* _THE TASK_
Beginning with the line that contains "Output the Python", retype the entries below exactly, ending with the line that contains "from matplotlib.transforms import". Leave out any pictures.

+++ THE DATA

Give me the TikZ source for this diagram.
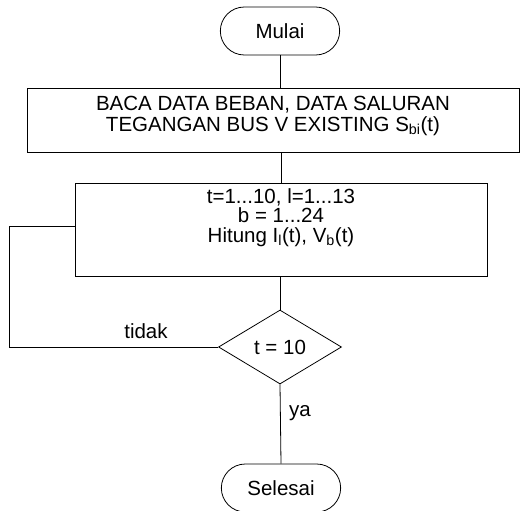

++++++
+++ THE DATA

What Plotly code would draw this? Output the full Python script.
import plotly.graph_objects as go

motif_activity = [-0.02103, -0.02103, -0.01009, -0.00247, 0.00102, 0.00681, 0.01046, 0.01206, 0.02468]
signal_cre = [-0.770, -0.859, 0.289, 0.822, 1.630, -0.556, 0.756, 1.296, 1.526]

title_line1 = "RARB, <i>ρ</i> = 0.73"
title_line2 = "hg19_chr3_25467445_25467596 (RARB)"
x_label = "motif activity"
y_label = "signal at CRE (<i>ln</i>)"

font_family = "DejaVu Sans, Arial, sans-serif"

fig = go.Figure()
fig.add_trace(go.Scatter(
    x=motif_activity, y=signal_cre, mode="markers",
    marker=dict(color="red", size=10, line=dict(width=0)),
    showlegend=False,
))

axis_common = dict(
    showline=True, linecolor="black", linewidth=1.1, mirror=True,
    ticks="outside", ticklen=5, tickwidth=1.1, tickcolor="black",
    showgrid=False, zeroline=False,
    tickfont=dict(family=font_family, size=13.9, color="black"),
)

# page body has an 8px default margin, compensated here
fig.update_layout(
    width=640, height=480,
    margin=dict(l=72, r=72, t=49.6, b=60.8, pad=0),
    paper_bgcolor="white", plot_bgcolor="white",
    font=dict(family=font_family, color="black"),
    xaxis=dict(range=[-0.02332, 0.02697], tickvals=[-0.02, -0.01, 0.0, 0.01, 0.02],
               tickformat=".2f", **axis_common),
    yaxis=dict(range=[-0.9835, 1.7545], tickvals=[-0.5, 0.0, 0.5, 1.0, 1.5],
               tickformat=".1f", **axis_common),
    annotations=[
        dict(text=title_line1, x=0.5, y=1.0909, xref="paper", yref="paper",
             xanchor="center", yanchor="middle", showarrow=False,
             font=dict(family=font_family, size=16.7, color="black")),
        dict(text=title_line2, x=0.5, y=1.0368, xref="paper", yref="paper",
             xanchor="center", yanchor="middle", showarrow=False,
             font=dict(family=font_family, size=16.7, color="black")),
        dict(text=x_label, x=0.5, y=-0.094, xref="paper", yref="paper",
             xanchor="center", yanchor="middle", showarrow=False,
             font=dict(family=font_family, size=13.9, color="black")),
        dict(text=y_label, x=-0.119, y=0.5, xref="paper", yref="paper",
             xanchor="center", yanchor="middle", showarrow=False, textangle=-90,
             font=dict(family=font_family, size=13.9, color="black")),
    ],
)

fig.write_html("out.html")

++++++
+++ THE DATA

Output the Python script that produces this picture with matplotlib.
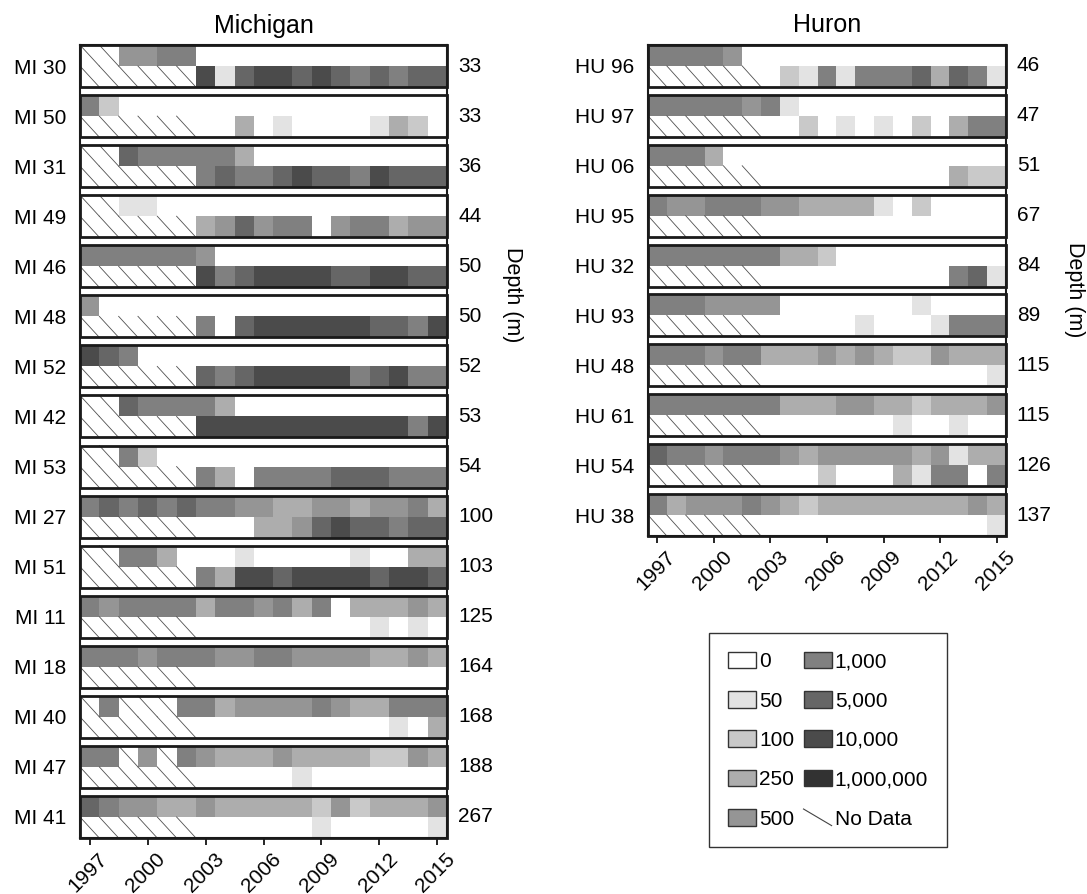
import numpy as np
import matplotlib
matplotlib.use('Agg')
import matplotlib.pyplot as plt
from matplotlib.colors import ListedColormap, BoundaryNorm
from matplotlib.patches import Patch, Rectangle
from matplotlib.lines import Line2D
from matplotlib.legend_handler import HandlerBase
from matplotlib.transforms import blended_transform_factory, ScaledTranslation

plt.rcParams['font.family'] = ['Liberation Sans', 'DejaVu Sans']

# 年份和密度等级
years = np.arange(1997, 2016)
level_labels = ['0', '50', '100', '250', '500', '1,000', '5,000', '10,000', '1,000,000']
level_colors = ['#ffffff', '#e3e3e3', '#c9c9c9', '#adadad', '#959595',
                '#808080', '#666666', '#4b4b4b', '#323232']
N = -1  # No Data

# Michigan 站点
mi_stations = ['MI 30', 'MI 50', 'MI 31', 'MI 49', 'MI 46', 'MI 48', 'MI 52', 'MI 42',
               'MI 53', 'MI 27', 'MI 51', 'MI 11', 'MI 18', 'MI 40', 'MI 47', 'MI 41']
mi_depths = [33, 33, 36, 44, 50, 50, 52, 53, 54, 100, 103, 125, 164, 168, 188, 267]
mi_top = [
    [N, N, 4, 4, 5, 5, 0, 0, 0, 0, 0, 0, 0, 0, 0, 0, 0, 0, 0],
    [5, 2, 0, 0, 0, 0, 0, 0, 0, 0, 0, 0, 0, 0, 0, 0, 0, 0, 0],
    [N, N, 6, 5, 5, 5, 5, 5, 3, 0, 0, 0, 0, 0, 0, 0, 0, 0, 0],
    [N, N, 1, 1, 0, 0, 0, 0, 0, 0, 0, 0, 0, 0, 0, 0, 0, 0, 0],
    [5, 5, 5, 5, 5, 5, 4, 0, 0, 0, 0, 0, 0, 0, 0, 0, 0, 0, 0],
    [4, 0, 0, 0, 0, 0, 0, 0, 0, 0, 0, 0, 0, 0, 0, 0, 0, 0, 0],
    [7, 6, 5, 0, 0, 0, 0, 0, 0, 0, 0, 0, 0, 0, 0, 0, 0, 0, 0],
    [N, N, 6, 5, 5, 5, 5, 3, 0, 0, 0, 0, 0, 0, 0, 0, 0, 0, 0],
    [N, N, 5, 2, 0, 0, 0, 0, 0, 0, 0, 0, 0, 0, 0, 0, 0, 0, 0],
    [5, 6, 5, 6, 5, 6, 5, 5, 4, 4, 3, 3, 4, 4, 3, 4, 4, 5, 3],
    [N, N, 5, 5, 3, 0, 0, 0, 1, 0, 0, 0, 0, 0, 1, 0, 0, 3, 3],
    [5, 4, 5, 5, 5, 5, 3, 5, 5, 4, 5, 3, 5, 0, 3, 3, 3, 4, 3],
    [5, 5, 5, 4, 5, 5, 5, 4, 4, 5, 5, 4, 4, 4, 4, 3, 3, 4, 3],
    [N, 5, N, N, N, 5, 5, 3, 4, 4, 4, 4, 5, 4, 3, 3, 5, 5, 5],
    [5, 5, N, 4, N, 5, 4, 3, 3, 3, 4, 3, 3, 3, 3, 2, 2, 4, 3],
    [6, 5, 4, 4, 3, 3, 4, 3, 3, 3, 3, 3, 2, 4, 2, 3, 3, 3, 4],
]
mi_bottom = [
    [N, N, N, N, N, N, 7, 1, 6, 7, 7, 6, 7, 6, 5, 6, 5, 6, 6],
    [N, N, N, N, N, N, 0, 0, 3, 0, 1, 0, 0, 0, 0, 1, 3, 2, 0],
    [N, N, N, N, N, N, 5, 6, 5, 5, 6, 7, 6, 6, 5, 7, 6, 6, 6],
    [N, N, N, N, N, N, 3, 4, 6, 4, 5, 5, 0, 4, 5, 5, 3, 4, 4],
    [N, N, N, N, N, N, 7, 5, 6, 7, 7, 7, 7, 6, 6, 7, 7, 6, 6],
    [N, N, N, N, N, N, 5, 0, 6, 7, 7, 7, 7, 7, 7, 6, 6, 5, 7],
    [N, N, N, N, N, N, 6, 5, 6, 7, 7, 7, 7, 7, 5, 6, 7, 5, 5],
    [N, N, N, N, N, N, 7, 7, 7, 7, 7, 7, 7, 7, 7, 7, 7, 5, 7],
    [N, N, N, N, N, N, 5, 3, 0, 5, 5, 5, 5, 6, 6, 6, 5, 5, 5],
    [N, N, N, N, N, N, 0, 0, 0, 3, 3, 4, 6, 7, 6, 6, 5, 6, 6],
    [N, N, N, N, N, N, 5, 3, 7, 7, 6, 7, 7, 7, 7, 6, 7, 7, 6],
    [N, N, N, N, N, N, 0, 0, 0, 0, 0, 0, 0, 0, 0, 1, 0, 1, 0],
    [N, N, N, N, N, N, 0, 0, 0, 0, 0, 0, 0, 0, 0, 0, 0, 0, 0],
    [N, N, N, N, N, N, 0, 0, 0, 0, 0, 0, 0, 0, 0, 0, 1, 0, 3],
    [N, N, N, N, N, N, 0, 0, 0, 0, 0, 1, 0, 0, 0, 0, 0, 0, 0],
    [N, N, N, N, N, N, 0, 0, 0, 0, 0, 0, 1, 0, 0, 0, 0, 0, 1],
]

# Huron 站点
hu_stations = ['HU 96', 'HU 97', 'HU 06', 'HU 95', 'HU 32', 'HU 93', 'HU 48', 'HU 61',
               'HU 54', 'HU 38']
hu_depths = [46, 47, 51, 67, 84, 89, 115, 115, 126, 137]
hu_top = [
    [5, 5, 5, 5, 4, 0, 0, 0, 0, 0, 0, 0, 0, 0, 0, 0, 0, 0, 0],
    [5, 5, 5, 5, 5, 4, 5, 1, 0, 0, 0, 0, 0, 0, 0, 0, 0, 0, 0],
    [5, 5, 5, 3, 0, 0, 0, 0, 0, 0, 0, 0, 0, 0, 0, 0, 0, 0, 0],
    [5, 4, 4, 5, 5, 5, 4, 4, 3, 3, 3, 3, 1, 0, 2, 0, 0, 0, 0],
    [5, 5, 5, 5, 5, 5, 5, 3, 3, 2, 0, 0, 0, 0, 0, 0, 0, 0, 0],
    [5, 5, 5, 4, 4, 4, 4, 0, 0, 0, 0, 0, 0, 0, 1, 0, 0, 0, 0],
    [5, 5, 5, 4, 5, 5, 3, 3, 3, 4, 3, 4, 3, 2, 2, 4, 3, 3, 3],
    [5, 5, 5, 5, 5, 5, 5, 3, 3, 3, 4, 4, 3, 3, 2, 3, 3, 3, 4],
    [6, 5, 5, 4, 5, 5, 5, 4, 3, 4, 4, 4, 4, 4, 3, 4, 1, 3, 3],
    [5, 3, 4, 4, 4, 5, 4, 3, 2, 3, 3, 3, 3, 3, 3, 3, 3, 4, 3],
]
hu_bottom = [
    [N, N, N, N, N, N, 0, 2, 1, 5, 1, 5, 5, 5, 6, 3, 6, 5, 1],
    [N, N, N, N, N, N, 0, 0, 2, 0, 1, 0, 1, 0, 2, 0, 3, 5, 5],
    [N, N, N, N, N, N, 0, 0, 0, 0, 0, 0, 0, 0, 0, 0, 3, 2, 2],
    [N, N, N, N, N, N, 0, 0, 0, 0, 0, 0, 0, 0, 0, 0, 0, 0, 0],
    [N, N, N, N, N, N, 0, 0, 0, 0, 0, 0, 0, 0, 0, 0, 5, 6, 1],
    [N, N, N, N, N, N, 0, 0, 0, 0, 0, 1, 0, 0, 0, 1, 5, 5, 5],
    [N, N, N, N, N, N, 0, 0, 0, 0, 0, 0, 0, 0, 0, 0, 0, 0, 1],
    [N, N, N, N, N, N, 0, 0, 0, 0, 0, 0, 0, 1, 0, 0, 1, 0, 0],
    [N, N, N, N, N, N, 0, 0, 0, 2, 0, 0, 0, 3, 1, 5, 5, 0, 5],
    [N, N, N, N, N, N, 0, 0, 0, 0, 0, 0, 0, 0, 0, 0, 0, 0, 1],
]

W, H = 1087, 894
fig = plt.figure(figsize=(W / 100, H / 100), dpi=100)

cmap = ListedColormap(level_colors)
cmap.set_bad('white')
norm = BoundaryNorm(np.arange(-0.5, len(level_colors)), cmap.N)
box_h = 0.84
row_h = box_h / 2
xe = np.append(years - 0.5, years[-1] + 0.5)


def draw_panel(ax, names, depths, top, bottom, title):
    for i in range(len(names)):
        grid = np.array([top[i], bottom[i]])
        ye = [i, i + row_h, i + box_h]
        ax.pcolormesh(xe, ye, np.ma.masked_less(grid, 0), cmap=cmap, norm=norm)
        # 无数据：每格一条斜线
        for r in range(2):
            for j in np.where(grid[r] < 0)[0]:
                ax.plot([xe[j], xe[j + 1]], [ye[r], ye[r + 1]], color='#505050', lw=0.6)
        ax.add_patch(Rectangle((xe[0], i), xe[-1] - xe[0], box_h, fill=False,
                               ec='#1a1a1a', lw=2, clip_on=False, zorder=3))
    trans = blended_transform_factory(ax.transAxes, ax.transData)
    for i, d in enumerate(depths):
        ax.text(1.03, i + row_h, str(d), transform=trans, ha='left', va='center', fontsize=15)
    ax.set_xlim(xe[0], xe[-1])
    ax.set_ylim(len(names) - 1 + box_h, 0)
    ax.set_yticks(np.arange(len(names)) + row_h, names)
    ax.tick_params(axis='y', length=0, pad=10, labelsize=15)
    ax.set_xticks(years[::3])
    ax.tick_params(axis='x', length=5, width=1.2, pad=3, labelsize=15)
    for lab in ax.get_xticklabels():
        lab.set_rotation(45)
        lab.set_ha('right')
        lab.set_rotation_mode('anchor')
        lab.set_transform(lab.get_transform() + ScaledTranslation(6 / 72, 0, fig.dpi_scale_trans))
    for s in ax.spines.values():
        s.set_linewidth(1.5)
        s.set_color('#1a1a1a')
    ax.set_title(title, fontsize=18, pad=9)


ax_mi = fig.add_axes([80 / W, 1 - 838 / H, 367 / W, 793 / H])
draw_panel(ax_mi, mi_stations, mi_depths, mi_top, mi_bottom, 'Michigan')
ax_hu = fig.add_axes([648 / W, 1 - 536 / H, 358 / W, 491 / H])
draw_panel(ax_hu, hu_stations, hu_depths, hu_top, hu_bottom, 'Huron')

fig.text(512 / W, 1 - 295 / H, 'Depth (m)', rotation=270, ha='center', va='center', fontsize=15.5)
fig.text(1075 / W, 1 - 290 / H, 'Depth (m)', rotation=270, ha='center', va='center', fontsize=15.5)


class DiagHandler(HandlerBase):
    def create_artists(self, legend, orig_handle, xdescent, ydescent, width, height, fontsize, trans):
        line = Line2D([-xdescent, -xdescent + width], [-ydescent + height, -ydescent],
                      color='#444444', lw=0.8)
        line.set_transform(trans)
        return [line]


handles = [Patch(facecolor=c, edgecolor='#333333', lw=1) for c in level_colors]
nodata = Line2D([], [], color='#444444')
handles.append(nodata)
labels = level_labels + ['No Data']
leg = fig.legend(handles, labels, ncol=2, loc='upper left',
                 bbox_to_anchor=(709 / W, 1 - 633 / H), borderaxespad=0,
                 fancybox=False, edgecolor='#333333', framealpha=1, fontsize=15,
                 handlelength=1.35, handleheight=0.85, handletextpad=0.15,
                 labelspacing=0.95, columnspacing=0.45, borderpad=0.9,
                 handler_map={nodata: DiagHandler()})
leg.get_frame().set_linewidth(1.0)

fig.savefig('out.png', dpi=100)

++++++

* _OUTPUT OF THE TASK_
Output the Python script that produces this picture with matplotlib.
import numpy as np
import matplotlib
matplotlib.use('Agg')
import matplotlib.pyplot as plt
from matplotlib.colors import ListedColormap, BoundaryNorm
from matplotlib.patches import Patch, Rectangle
from matplotlib.lines import Line2D
from matplotlib.legend_handler import HandlerBase
from matplotlib.transforms import blended_transform_factory, ScaledTranslation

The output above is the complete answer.